QUETTA, Pakistan, Oct 6 (Reuters) - Pakistan's Pashtun nationalists appealed on Saturday to the United States and Britain not to intervene militarily in Afghanistan, saying Afghans would smoke out Osama bin Laden and bring him to justice.

"Listen to us: Pakistan is our country, but Afghanistan is our motherland," said Mehmood Khan Achakzai, chairman of the Pashtunkhwa Milli Awami Party (PMAP). "Do not punish the innocent for something outsiders have done, for a government imposed on Afghans by foreign powers."

Eighteen years ago on Sunday, under Pakistani military ruler Zia ul-Haq, the PMAP held a rally in Quetta at which shots were fired. Four people died, 11 were hurt and 29 arrested. Security forces blamed Achakzai. He went underground for six years, emerging the day after General Zia died.

This Sunday another public meeting is planned by a party that is widely seen as having massive support among Pashtuns spread across the country, from Quetta in Baluchistan to Peshawar in the North West Frontier Province.

They share the same language, culture and heritage as the majority Pashtun-speakers across the border in Afghanistan, but the PMAP is a leftist, nationalist and pro-democracy party that seeks a federal, parliamentary system in which all the major language groups of Pakistan -- Baluch, Pashtun, Punjabis, Serakis and Sindhis -- are proportionately represented.

Pashtuns on either side of the porous 2,240-km (1,400-mile) border dividing Pakistan and Afghanistan number about 20 million. "Pakistan should be a non-aligned, parliamentary democracy in which all organs of the state, including the military, intelligence services and judiciary are subject to parliament," Achakzai said.

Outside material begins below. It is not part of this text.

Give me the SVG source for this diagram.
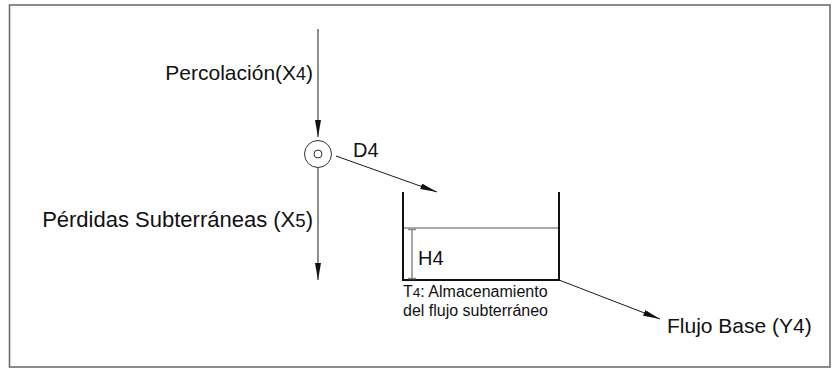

As for Afghanistan, Achakzai said he believed Western powers demanding the overthrow of its Taliban rulers and the handover of Saudi-born Osama bin Laden shared responsibility for the current crisis, having aided and abetted bin Laden and other militant organisations and individuals in the war against the decade-long Soviet occupation.

"These same powers turned their back on Afghanistan once the Soviets withdrew," he said.
The answer lay with the Afghans themselves, not foreign intervention, and with a broad-based government established with the consent of the country's citizens, not another regime imposed on it, he said.

"The Afghans are a wounded people, a people who need guarantees of non-interference from the international community, not blame for something they didn't do, for people who are strangers in their midst."

The only way to achieve this was by setting up a Loya Jirga or grand council under the auspices of ex-king Zahir Shah, deposed in 1973 and now 86 years old and living in exile in Rome.
Ideally, the council should be held in Afghanistan, but if necessary it could be held abroad. "As Afghan citizens, the Taliban have the right to take part. If they don't, to hell with them," Achakzai said.

A stable, independent and sovereign Afghan government free of foreign interference would be the answer to terrorism, not foreign military intervention of which Afghanistan had had more than its fair share over the past 200 years, he said.

As for Osama bin Laden and his militant network in Afghanistan, they would be neutralised by Afghans themselves. "Afghans will dig these rabbits out of their holes, and deal with them," he said.